The exercise:
In the entries below, print exactly the lines from the first through the one with "0.157, 0.138, 0.117, 0.101, 0.087, 0.073]", both included, and none of the pictures.

Data in this exercise:

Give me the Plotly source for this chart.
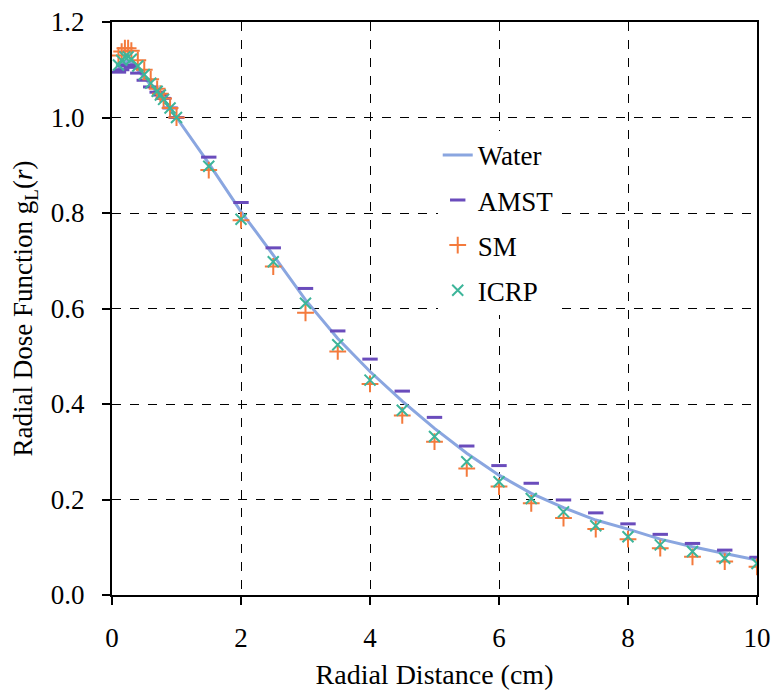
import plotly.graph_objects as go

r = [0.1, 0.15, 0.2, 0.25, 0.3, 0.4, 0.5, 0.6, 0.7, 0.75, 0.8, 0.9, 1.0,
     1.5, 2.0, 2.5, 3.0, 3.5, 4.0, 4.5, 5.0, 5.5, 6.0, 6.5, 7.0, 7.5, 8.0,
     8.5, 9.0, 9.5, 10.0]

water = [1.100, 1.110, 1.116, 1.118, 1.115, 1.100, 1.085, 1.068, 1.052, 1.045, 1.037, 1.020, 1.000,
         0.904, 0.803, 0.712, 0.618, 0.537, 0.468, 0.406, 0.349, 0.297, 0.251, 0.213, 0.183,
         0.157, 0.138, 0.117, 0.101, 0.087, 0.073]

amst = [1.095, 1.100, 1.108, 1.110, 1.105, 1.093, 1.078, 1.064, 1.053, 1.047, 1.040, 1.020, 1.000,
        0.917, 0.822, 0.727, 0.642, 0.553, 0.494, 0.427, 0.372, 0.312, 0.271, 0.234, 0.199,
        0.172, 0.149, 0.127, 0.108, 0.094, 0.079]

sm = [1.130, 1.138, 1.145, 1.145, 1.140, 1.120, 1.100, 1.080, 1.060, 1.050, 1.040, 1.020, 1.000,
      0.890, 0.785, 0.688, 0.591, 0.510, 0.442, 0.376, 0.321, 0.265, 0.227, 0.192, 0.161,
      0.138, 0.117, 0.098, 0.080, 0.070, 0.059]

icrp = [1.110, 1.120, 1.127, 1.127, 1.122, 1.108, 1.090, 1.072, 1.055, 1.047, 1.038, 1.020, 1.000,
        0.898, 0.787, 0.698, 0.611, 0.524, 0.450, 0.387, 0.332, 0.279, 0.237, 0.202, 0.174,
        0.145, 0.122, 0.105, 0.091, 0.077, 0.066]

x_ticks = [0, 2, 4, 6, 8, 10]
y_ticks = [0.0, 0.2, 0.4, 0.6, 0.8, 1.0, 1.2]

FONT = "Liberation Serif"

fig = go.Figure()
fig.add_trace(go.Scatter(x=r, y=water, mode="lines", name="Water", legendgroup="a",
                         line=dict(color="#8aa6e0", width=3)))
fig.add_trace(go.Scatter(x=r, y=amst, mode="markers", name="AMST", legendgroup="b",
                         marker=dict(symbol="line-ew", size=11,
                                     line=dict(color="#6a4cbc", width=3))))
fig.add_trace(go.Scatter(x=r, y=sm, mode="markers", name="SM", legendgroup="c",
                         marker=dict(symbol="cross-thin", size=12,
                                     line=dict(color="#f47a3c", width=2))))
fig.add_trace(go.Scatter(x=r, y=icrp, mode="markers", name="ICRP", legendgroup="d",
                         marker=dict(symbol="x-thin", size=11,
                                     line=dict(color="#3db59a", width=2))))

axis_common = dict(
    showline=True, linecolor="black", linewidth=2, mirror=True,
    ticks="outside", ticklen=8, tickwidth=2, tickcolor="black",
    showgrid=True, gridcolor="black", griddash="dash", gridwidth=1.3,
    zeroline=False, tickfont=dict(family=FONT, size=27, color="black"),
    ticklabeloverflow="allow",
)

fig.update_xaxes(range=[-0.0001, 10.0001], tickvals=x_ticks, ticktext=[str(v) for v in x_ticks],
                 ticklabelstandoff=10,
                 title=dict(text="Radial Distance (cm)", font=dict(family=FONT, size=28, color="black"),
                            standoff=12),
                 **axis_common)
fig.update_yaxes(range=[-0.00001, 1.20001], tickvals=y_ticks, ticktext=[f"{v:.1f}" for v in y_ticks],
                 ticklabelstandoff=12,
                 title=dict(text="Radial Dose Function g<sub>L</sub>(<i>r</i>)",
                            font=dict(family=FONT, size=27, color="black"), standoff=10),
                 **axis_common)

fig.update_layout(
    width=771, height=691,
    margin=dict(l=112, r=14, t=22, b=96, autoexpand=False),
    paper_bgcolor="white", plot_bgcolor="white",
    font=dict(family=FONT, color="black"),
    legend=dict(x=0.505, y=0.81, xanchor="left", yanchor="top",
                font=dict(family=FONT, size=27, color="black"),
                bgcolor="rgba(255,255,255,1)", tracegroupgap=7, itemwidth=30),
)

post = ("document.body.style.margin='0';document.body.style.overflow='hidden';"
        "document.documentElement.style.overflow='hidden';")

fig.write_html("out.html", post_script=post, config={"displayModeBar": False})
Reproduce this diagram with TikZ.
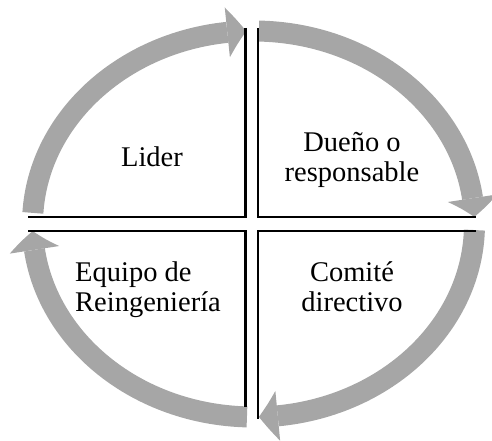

Task response:
Give me the Plotly source for this chart.
import plotly.graph_objects as go

r = [0.1, 0.15, 0.2, 0.25, 0.3, 0.4, 0.5, 0.6, 0.7, 0.75, 0.8, 0.9, 1.0,
     1.5, 2.0, 2.5, 3.0, 3.5, 4.0, 4.5, 5.0, 5.5, 6.0, 6.5, 7.0, 7.5, 8.0,
     8.5, 9.0, 9.5, 10.0]

water = [1.100, 1.110, 1.116, 1.118, 1.115, 1.100, 1.085, 1.068, 1.052, 1.045, 1.037, 1.020, 1.000,
         0.904, 0.803, 0.712, 0.618, 0.537, 0.468, 0.406, 0.349, 0.297, 0.251, 0.213, 0.183,
         0.157, 0.138, 0.117, 0.101, 0.087, 0.073]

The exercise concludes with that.